In old package webpack-sources, we rely on garbage collection in JavaScript to automatically deallocate those unused data. Unfortunately, there is no garbage collection in WebAssembly. To maintain the API compatibility and not modify the codes in webpack and plugins, we did not add functions to deallocate objects. As a result of that, unused objects will leave in the memory and may potentially cause memory leaks.

This issues can be solved by adding codes to deallocate objects in webpack and plugins, or wait until garbage collection is introduced to WebAssembly.

JavaScript Fallback

WebAssembly is only supported by Node.js version greater than 8. However, there are many people still using webpack with Node.js 6. Thus, a fallback is necessary for runtime not supporting WebAssembly. To make it possible, we can compile our Rust code into asm.js and switch between WebAssembly and JavaScript implementation based on the support of runtime. However, the current JavaScript wrapper is designed for WebAssembly. Some tricks are done to enhance the performance of crossing JavaScript/WebAssembly boundary and may lead to some performance defect to asm.js version. To overcome this issue, another wrapper needs to be done for asm.js. Another solution is simply fallback to the original JavaScript version.

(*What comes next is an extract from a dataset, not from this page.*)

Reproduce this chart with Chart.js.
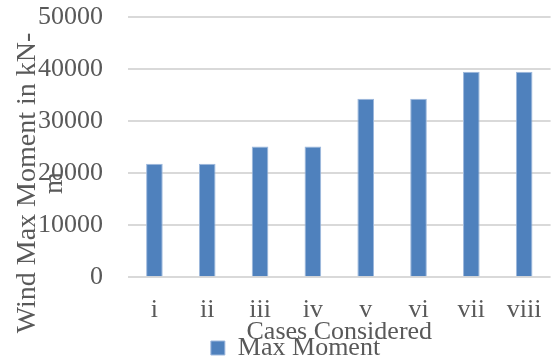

Since this package is still under experiment, this issue is not urgent and can be completed before releasing as default dependency of webpack.

Conclusion

With our new package wasm-webpack-sources, source-map genration is 60% faster and cheap-source-map generation is 20% faster than before. The package is now released in npm and welcoming performance feedbacks and bug reports. Further improvement can be made to make it even better and ready to be the default dependency in webpack.